— START OF Entries provided —

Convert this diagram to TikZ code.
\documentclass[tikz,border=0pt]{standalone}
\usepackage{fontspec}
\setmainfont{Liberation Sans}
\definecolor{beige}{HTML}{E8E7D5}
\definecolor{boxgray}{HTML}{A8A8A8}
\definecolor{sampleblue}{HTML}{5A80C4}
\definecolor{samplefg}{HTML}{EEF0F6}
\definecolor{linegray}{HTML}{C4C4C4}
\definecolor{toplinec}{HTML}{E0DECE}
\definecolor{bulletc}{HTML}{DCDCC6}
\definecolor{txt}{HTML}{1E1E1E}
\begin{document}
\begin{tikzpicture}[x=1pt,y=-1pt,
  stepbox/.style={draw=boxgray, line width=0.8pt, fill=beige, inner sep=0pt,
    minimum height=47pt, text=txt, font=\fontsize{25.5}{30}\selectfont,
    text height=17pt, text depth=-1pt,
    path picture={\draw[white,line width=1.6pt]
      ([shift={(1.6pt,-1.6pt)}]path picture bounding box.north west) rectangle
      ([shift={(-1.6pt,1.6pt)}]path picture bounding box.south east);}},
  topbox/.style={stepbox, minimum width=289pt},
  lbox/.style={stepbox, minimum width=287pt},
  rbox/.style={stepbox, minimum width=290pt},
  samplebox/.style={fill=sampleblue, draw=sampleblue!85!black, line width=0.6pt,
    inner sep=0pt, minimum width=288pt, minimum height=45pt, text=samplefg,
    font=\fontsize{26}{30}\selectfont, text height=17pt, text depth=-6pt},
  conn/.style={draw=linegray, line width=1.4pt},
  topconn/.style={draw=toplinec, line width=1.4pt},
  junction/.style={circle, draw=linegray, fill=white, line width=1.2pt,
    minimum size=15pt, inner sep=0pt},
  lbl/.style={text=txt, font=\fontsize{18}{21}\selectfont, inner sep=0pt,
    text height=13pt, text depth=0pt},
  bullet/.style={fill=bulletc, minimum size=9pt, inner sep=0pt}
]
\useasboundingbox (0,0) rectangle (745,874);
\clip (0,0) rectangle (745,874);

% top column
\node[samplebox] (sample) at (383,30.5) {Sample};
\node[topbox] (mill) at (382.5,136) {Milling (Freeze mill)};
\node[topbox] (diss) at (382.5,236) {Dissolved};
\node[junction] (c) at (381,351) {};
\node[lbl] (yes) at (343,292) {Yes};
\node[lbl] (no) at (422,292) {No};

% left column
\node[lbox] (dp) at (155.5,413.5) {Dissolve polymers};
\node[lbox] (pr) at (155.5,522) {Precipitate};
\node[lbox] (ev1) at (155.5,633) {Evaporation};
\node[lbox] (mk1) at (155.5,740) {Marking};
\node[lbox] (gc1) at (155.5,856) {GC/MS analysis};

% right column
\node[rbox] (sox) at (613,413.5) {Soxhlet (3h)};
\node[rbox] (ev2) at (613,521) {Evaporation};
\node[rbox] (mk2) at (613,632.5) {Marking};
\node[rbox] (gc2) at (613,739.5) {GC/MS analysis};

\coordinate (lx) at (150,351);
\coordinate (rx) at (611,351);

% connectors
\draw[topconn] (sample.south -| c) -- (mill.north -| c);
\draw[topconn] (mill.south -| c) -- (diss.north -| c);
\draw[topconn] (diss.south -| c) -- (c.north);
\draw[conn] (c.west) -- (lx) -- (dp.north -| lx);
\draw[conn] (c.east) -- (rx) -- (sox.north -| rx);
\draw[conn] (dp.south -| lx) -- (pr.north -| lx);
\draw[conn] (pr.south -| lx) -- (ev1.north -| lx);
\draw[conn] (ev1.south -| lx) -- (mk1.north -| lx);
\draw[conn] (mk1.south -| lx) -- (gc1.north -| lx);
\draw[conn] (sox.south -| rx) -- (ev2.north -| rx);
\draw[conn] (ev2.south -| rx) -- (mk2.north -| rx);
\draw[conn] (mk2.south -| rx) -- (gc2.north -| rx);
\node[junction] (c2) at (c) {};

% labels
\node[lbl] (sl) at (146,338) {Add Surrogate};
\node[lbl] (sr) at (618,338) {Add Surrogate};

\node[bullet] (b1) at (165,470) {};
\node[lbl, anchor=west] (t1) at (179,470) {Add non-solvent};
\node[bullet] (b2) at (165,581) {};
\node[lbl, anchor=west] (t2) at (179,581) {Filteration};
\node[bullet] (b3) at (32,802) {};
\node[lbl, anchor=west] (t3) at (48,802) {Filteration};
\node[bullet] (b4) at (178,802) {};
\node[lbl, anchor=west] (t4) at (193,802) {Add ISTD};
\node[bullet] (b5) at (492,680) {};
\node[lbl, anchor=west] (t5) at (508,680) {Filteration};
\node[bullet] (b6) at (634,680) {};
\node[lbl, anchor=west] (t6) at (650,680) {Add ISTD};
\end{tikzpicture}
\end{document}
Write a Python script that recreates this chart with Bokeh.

— END OF Entries provided —

- _Task to carry out_
The records above should be restated word for word, please.

- _Solution to this task_
Convert this diagram to TikZ code.
\documentclass[tikz,border=0pt]{standalone}
\usepackage{fontspec}
\setmainfont{Liberation Sans}
\definecolor{beige}{HTML}{E8E7D5}
\definecolor{boxgray}{HTML}{A8A8A8}
\definecolor{sampleblue}{HTML}{5A80C4}
\definecolor{samplefg}{HTML}{EEF0F6}
\definecolor{linegray}{HTML}{C4C4C4}
\definecolor{toplinec}{HTML}{E0DECE}
\definecolor{bulletc}{HTML}{DCDCC6}
\definecolor{txt}{HTML}{1E1E1E}
\begin{document}
\begin{tikzpicture}[x=1pt,y=-1pt,
  stepbox/.style={draw=boxgray, line width=0.8pt, fill=beige, inner sep=0pt,
    minimum height=47pt, text=txt, font=\fontsize{25.5}{30}\selectfont,
    text height=17pt, text depth=-1pt,
    path picture={\draw[white,line width=1.6pt]
      ([shift={(1.6pt,-1.6pt)}]path picture bounding box.north west) rectangle
      ([shift={(-1.6pt,1.6pt)}]path picture bounding box.south east);}},
  topbox/.style={stepbox, minimum width=289pt},
  lbox/.style={stepbox, minimum width=287pt},
  rbox/.style={stepbox, minimum width=290pt},
  samplebox/.style={fill=sampleblue, draw=sampleblue!85!black, line width=0.6pt,
    inner sep=0pt, minimum width=288pt, minimum height=45pt, text=samplefg,
    font=\fontsize{26}{30}\selectfont, text height=17pt, text depth=-6pt},
  conn/.style={draw=linegray, line width=1.4pt},
  topconn/.style={draw=toplinec, line width=1.4pt},
  junction/.style={circle, draw=linegray, fill=white, line width=1.2pt,
    minimum size=15pt, inner sep=0pt},
  lbl/.style={text=txt, font=\fontsize{18}{21}\selectfont, inner sep=0pt,
    text height=13pt, text depth=0pt},
  bullet/.style={fill=bulletc, minimum size=9pt, inner sep=0pt}
]
\useasboundingbox (0,0) rectangle (745,874);
\clip (0,0) rectangle (745,874);

% top column
\node[samplebox] (sample) at (383,30.5) {Sample};
\node[topbox] (mill) at (382.5,136) {Milling (Freeze mill)};
\node[topbox] (diss) at (382.5,236) {Dissolved};
\node[junction] (c) at (381,351) {};
\node[lbl] (yes) at (343,292) {Yes};
\node[lbl] (no) at (422,292) {No};

% left column
\node[lbox] (dp) at (155.5,413.5) {Dissolve polymers};
\node[lbox] (pr) at (155.5,522) {Precipitate};
\node[lbox] (ev1) at (155.5,633) {Evaporation};
\node[lbox] (mk1) at (155.5,740) {Marking};
\node[lbox] (gc1) at (155.5,856) {GC/MS analysis};

% right column
\node[rbox] (sox) at (613,413.5) {Soxhlet (3h)};
\node[rbox] (ev2) at (613,521) {Evaporation};
\node[rbox] (mk2) at (613,632.5) {Marking};
\node[rbox] (gc2) at (613,739.5) {GC/MS analysis};

\coordinate (lx) at (150,351);
\coordinate (rx) at (611,351);

% connectors
\draw[topconn] (sample.south -| c) -- (mill.north -| c);
\draw[topconn] (mill.south -| c) -- (diss.north -| c);
\draw[topconn] (diss.south -| c) -- (c.north);
\draw[conn] (c.west) -- (lx) -- (dp.north -| lx);
\draw[conn] (c.east) -- (rx) -- (sox.north -| rx);
\draw[conn] (dp.south -| lx) -- (pr.north -| lx);
\draw[conn] (pr.south -| lx) -- (ev1.north -| lx);
\draw[conn] (ev1.south -| lx) -- (mk1.north -| lx);
\draw[conn] (mk1.south -| lx) -- (gc1.north -| lx);
\draw[conn] (sox.south -| rx) -- (ev2.north -| rx);
\draw[conn] (ev2.south -| rx) -- (mk2.north -| rx);
\draw[conn] (mk2.south -| rx) -- (gc2.north -| rx);
\node[junction] (c2) at (c) {};

% labels
\node[lbl] (sl) at (146,338) {Add Surrogate};
\node[lbl] (sr) at (618,338) {Add Surrogate};

\node[bullet] (b1) at (165,470) {};
\node[lbl, anchor=west] (t1) at (179,470) {Add non-solvent};
\node[bullet] (b2) at (165,581) {};
\node[lbl, anchor=west] (t2) at (179,581) {Filteration};
\node[bullet] (b3) at (32,802) {};
\node[lbl, anchor=west] (t3) at (48,802) {Filteration};
\node[bullet] (b4) at (178,802) {};
\node[lbl, anchor=west] (t4) at (193,802) {Add ISTD};
\node[bullet] (b5) at (492,680) {};
\node[lbl, anchor=west] (t5) at (508,680) {Filteration};
\node[bullet] (b6) at (634,680) {};
\node[lbl, anchor=west] (t6) at (650,680) {Add ISTD};
\end{tikzpicture}
\end{document}
Write a Python script that recreates this chart with Bokeh.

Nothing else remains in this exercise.